Research Project: Forecasting, Outbreak Prevention, and Ecology of Grasshoppers and Other Rangeland and Crop Insects in the Great Plains

Location: Pest Management Research

Title: Amplification in time and dilution in space: Partitioning spatiotemporal processes to assess the role of avian host phylodiversity in shaping eastern equine encephalitis virus distribution

Author
item Humphreys Jr, John

Submitted to: Geographies
Publication Type: Peer Reviewed Journal
Publication Acceptance Date: 7/6/2022
Publication Date: 7/8/2022
Citation: Humphreys Jr., J.M. 2022. Amplification in time and dilution in space: Partitioning spatiotemporal processes to assess the role of avian host phylodiversity in shaping eastern equine encephalitis virus distribution. Geographies. 2(3):419-434. https://doi.org/10.3390/geographies2030026.
DOI: https://doi.org/10.3390/geographies2030026

Interpretive Summary: This research uses eastern equine encephalitis virus data to compare and evaluate different approaches to modeling species co-occurrence. Eastern equine encephalitis virus is an arthropod-borne virus and the causative pathogen of disease in humans, horses, poultry, and wildlife. Results highlight the need to carefully consider statistical assumptions when modeling complex ecological dynamics.

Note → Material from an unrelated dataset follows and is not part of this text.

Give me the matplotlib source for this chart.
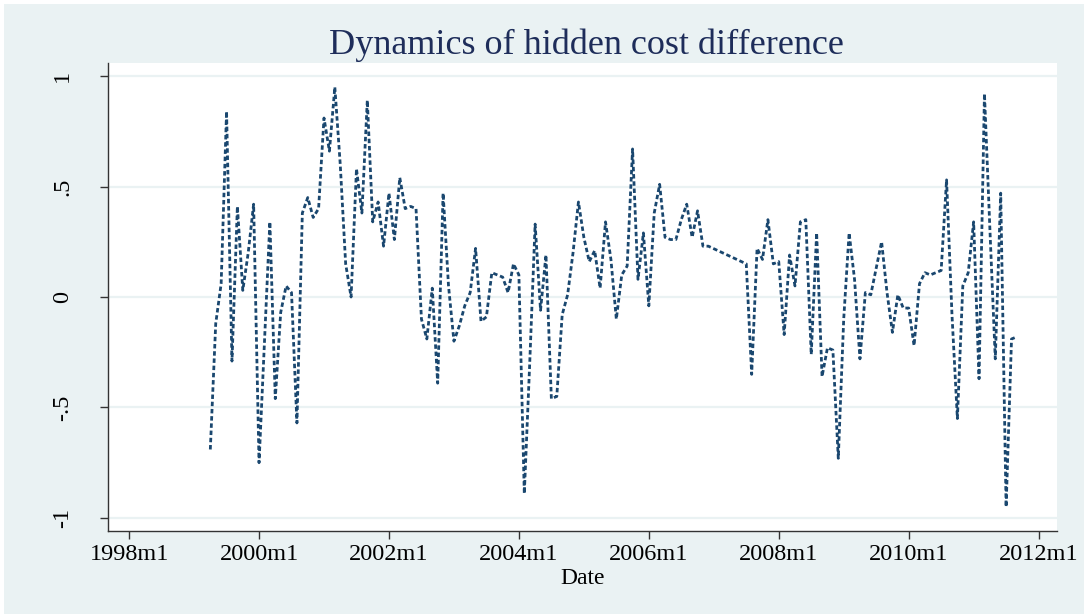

Technical Abstract: Eastern equine encephalitis virus (EEEv) is an arthropod-borne virus and the causative pathogen of neurologic disease in humans, horses, poultry, and wildlife. Although EEEv is known to be amplified in cycles involving avian hosts and ornithophilic mosquitoes, less is known about the role that avian host diversity plays in potentially diluting or amplifying virus prevalence across geographic space and through time. This study leveraged sixteen years of non-human EEEv detections to quantify possible EEEv dilution and amplification effects in response to avian host phylodiversity. In assessing EEEv and host diversity relationships, varying statistical assumptions were compared to judge how modeling decisions impacted results and the eventual interpretations drawn from those results. Principal findings indicated that EEEv exhibits a dilution effect across geographic space in response to increased avian phylodiversity, however the dilution effect is scale dependent and masked by increased virus numbers that accumulate through time. Findings also demonstrated that the decisions made when modeling complex spatiotemporal dynamics can readily contribute to contrasting statistical outcomes and results misinterpretation.